Friday, April 23, 2010

RELEASE...RELIEF

On Sunday I was released as the Primary president in the Normanhurst ward. (For those of you who are unfamiliar with our Church this is the organization for the children 18 months to 11 years old.) I have to admit that I have been praying to be released for a long time. I was worn out with all that Primary entails. I have been in a primary presidency for five years - that's a long time. I felt like I had nothing left to give. That I was just trying to "get by." I didn't get the release when I wanted too. I had to struggle to give 100% for months and months. I learned through this that the Lord has a plan for each of us. He knows our concerns and our trials. He still needs us to serve those around us. Sometimes you don't realize what you do to strengthen those around you.

Knowing that we were leaving it wasn't too big of a shock that I was extended a release. Of course I can't be the president while in Utah...LOL! Sharing time via Skype probably wouldn't work so swell. What was shocking to me was how sad I felt when the release finally came. I will miss hearing the primary songs each week in Sunday. Hearing all the funny things the kids have to say. Mostly I will miss the sweet spirit that is found only in Primary.

I know that Heavenly Father loves the primary children all around the world. They are the future. They have so much to give. They need to be strong to survive in the world around them. He knows who they are. He wants them to succeed. I feel honored to have had a small part in that.

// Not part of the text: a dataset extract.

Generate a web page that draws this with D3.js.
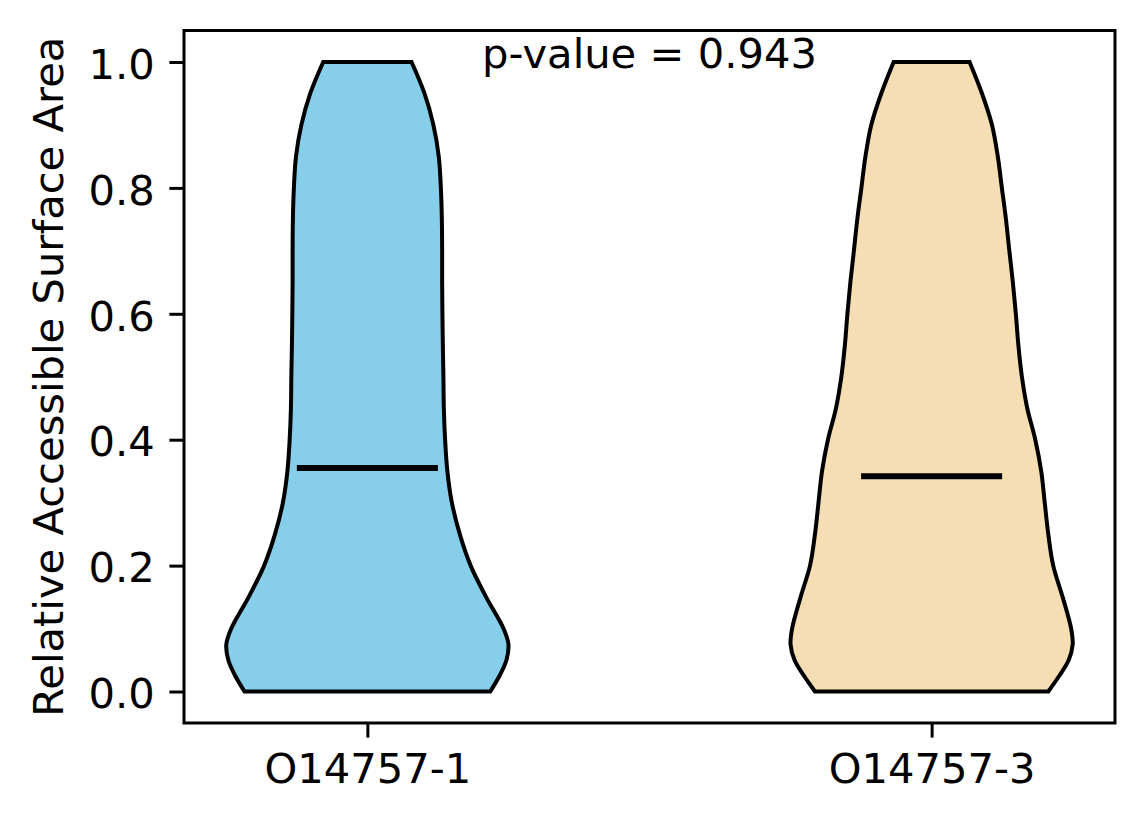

I also felt relief - I will have to admit. Relief to not have to worry about Primary while trying to pack up to move internationally. I was supposed to do sharing time this week - so glad I don't have to figure out how to fit that in. Maybe I will have a Sunday without a headache to take home with me...LOL!

I ventured into Relief Society (the womens organization of our Church) for just a little bit. I felt a bit out of place among all those women. I haven't been to Relief Society consistently since Cooper was born - young womens and then primary took me away. I found myself having a hard time paying attention. Not because the lesson wasn't good. There were no pictures to color. No one who needed to go to the toilet. No music with actions - I needed to stand up singing while jumping on one foot and turning in circles. I think that my attention span needs to increase. Apparently I have lost some of it. How long does it take to build it back up?

We will see how it goes this Sunday when I don't have to go down to the dungeon. Will I feel relief or will I feel sad when I don't have to go up and down those stairs over and over again. I will miss Primary. I am sure I will have a stint there again sometime. Hopefully not too soon - apparently I need some time to build back up my attention span. It is dreadfully lacking at the moment.

3 comments:

Deb said...

Those Primary kids were lucky to have you! I have the same attention span problem during Relief Society. I guess that's what happens when you have kids that don't let you listen to the lesson, then callings that pull you other places.

Krista S said...

I totally get what you're saying about going back to RS. I know it will be that way for me too if/when I get to go!! I've gone from primary to YW's and haven't been in a RS lesson for like 4 years. I'm sure it will feel normal soon!!

Brandon and Julie said...

You were great in primary I know it, you do your best no matter what. I don't have an attention span for RS anymore, Claire took that from me and now that she is in nursery I dont' know what to do with myself. I feel like I need to be reading a story coloring a picture or something else. Paying attention to the lesson seems too much after not hearing a lot of it for so long.